Kommentar: Entlarvendes Bedürfnis

Stadt, City, Ville - mit diesem Dreiklang, den die Stadt Bonn vor ihren Namen gestellt hat, gibt sie ihrem Selbstverständnis als weltoffene, internationale Stadt Ausdruck.

Umso peinlicher ist es, wenn in einer Broschüre dieser Stadt einer der städtischen Kindergärten unter anderem damit beworben wird, dass der Anteil von Familien mit Migrationshintergrund minimal sei. Man würde sicherlich übers Ziel hinausschießen, wenn man den Verantwortlichen in Verwaltung oder Kindertagesstätte diskriminierende oder gar rassistische Absichten vorwerfen würde.
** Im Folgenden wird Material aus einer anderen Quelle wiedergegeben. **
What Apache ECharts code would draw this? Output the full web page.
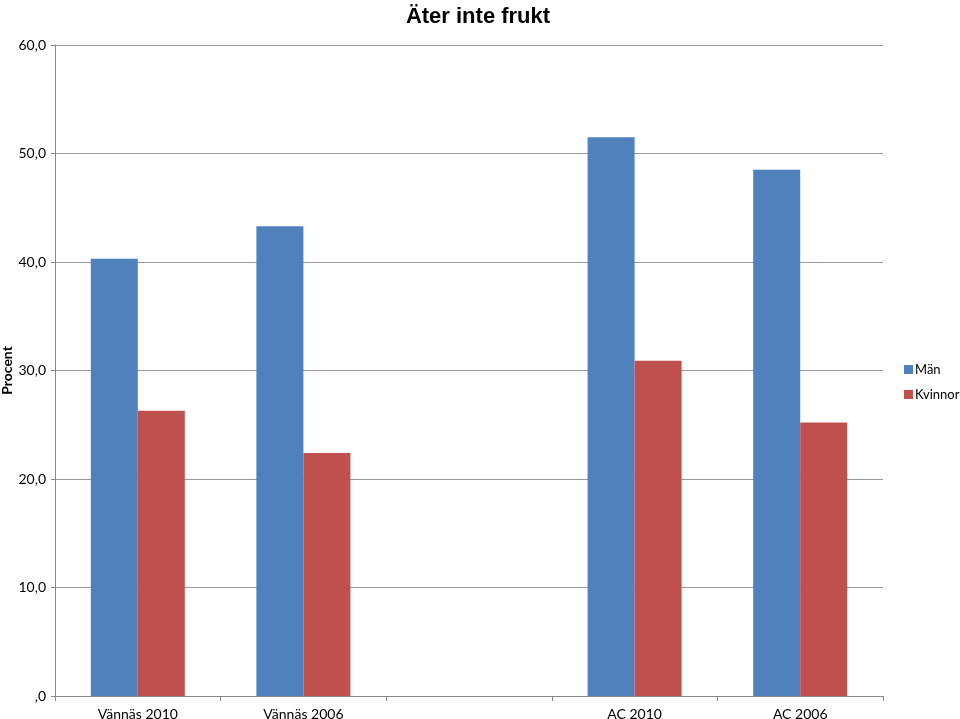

Eine entlarvende Gedankenlosigkeit ist dies allemal.

Entlarvend deshalb, weil hinter dieser Formulierung mehr steckt als ein Ausrutscher. Sondern offensichtlich ein weit verbreitetes Bedürfnis nach genau solchen Kitas, ohne vermeintliche soziale Härtefälle: "Spiel nicht mit den Schmuddelkindern, sing nicht ihre Lieder ...".

Es schadet Kindern nicht, wenn man mal die Käseglocke lupft und ihnen zeigt, dass es außerhalb der heilen eigenen Welt eine gibt, die oft komplizierter ist. In der alleinerziehende Väter und Mütter unter großer Anstrengung versuchen, ihren Kindern trotz aller Probleme ein schönes Leben zu gewährleisten.

In der Menschen ihre Heimat verlassen, weil Meinungsfreiheit und regelmäßiges Essen eben keine Selbstverständlichkeit sind. Kinder, die unter leichteren Bedingungen groß werden, zerbrechen an solchen Erfahrungen nicht. Sie können daran reifen. Man muss nur bereit sein, die Fragen zu beantworten, die Kinder dann haben.